Voice

Voice is a primary interaction method in Eigin, not a novelty. The system provides on-device dictation, streaming text-to-speech, and a dedicated live call mode for hands-free conversation with the agent.

Dictation

The dictation service uses on-device speech recognition. Speech never leaves the device. It provides live transcription with partial results as the user speaks, handles audio route changes (Bluetooth connect/disconnect), and auto-restarts recognition tasks when they hit the system's per-segment time cap.

Text-to-speech

The streaming speech service accepts LLM response deltas incrementally. As text streams in, it extracts complete sentences at punctuation boundaries and queues them for playback. This means speech starts before the full response is generated. The agent begins talking as soon as it has a sentence ready.

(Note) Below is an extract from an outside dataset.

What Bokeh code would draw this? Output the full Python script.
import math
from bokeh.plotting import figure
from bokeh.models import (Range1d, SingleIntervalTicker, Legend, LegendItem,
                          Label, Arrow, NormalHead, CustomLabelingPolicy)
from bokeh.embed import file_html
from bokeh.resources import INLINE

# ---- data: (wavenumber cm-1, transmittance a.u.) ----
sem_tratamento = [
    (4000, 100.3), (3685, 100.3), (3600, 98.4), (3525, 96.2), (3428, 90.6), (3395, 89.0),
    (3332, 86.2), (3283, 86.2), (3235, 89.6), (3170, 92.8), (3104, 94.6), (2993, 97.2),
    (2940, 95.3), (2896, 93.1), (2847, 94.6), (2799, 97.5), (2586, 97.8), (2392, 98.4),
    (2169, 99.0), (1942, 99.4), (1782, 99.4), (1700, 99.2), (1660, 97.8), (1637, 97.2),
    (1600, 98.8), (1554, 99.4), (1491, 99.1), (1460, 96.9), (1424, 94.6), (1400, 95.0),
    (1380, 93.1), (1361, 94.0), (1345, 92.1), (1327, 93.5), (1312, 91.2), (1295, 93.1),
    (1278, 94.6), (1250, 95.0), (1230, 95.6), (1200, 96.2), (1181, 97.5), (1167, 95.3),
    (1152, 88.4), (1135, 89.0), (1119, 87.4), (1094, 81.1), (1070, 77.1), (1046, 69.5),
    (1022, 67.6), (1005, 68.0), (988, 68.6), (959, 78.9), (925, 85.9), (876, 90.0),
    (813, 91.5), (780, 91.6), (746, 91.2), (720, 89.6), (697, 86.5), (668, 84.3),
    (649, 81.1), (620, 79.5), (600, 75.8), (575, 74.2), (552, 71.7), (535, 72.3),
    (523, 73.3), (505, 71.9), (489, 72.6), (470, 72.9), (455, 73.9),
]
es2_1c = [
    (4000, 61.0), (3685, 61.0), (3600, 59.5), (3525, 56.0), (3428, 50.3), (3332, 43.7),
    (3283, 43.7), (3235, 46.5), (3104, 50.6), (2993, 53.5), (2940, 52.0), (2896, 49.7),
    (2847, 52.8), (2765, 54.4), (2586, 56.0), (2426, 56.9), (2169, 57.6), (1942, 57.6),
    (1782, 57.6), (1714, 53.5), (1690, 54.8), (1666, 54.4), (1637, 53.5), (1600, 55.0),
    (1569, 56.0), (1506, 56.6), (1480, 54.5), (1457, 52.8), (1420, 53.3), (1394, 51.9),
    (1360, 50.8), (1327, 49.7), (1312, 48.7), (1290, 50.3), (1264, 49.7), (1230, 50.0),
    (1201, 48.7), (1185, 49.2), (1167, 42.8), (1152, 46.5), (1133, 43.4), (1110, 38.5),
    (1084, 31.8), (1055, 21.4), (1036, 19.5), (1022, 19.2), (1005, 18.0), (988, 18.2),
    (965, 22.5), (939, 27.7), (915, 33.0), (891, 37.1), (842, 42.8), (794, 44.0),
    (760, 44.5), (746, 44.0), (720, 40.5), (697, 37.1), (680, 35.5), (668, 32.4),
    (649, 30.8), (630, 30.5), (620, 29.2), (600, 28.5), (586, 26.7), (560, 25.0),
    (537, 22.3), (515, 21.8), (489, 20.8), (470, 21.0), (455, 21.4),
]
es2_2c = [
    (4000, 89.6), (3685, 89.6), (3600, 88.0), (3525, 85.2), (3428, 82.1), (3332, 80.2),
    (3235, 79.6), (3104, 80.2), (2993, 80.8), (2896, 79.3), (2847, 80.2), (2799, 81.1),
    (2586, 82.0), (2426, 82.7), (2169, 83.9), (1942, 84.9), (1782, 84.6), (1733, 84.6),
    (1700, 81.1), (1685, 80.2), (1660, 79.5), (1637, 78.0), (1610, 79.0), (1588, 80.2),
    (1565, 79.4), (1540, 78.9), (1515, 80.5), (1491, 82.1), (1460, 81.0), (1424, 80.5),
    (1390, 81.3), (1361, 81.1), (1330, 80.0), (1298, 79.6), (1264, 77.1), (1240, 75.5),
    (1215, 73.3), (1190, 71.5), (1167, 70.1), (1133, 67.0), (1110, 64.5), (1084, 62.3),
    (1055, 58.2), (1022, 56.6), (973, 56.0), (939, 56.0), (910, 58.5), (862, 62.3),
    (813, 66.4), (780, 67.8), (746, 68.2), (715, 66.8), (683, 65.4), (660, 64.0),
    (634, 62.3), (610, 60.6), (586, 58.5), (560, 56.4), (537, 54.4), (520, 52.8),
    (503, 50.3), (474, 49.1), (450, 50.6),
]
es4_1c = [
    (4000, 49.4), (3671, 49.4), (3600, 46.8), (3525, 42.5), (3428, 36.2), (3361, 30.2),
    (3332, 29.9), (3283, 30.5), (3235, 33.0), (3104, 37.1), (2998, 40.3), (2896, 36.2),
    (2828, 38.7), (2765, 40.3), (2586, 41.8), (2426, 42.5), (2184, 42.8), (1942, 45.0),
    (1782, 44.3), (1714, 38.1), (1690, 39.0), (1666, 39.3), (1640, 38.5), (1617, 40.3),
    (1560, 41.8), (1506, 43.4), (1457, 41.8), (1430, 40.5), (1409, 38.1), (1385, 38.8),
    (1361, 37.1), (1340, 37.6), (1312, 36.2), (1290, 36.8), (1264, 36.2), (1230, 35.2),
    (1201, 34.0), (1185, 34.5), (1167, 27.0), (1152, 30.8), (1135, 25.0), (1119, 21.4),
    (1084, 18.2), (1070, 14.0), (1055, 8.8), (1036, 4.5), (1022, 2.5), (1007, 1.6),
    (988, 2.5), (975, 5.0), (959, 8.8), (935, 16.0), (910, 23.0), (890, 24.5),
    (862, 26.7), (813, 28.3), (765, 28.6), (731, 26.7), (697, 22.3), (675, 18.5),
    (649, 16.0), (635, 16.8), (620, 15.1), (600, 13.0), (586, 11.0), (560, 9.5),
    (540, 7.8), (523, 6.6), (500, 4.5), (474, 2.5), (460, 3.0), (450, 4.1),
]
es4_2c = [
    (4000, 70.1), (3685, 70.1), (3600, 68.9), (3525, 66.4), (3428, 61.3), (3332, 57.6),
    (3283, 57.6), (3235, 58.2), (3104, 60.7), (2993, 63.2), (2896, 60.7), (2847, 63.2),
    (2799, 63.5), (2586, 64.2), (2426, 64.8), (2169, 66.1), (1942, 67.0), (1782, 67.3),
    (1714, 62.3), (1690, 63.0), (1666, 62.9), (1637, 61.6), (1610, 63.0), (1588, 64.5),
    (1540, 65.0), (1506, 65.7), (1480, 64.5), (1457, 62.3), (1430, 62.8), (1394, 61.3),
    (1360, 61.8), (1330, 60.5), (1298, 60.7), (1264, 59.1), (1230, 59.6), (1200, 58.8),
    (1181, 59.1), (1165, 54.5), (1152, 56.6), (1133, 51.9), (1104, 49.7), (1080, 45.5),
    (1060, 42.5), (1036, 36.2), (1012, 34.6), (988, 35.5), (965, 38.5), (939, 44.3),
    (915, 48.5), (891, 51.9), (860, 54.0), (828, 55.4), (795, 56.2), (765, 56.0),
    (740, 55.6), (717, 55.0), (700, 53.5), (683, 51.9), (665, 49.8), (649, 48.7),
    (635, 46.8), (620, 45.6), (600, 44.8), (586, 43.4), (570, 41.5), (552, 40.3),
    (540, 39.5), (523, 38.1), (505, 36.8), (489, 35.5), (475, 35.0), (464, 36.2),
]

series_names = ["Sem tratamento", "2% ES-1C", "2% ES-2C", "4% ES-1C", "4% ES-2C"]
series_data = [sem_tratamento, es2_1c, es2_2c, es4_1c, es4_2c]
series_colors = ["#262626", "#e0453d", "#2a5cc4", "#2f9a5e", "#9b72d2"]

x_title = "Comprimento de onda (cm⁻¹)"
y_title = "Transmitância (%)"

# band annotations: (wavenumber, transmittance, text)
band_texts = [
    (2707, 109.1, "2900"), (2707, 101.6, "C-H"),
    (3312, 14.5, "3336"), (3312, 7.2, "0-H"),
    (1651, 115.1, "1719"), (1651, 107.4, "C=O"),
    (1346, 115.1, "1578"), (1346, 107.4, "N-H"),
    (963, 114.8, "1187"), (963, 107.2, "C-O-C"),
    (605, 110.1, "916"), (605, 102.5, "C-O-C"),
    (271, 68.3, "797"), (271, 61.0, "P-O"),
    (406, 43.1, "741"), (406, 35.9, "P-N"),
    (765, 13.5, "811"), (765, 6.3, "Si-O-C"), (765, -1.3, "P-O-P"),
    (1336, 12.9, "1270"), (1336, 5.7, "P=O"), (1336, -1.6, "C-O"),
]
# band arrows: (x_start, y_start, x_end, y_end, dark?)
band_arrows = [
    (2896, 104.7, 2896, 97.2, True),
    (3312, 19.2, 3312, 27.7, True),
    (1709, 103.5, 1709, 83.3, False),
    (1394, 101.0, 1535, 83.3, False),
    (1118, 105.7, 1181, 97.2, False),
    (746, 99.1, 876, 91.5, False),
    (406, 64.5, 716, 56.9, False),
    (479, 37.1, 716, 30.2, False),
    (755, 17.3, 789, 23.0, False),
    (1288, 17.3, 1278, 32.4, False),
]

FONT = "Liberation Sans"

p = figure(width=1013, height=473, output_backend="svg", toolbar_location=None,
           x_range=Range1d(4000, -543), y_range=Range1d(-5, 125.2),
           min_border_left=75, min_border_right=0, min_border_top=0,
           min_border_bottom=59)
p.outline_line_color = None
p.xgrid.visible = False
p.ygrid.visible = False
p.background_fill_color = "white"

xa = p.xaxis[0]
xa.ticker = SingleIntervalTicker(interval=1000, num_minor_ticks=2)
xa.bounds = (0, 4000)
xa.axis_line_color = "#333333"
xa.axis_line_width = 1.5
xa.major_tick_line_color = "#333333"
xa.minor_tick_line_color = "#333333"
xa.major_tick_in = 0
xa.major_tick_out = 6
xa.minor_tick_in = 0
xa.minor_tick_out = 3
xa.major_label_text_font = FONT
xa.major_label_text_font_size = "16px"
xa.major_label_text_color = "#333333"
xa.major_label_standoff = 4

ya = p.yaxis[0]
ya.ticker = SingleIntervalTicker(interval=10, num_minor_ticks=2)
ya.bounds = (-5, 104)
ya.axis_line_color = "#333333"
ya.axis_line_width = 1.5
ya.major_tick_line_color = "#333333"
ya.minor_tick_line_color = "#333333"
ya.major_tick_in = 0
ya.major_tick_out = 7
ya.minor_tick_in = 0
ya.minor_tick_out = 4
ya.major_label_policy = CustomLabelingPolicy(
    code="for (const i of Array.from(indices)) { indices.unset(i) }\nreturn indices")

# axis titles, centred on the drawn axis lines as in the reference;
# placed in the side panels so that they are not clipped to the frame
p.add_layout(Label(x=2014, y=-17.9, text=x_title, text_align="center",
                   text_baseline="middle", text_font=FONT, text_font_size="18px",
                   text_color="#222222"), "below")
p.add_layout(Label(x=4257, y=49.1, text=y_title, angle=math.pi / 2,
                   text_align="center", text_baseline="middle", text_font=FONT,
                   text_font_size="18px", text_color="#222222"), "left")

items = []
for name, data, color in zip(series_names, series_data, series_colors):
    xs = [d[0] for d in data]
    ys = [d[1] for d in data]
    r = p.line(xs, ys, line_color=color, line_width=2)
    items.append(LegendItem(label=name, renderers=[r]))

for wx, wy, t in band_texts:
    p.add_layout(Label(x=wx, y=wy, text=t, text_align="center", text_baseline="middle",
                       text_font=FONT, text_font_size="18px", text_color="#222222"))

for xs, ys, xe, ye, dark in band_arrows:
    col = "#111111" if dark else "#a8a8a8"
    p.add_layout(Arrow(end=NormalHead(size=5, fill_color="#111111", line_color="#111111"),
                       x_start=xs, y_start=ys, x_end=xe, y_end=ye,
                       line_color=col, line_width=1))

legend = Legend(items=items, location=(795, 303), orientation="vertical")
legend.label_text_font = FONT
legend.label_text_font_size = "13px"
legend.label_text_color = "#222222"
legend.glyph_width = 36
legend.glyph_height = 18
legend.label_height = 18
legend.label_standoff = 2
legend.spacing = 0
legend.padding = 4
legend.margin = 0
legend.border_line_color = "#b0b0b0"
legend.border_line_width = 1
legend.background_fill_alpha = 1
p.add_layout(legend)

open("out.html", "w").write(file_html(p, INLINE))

Eigin ships a local TTS model for each supported language. These run on-device and produce noticeably higher quality speech than the OS system voices. Where a local model is available for the active language, it is used automatically. Where it isn't, the OS voice is the fallback. Local models are downloaded on demand. Nothing extra is bundled at install time.

Sound design

Phase transitions (start listening, stop dictation, waiting for response) play short sound effects. System sounds respect the hardware silent switch; call ambience sounds do not, so the experience works as expected whether the device is silenced or not.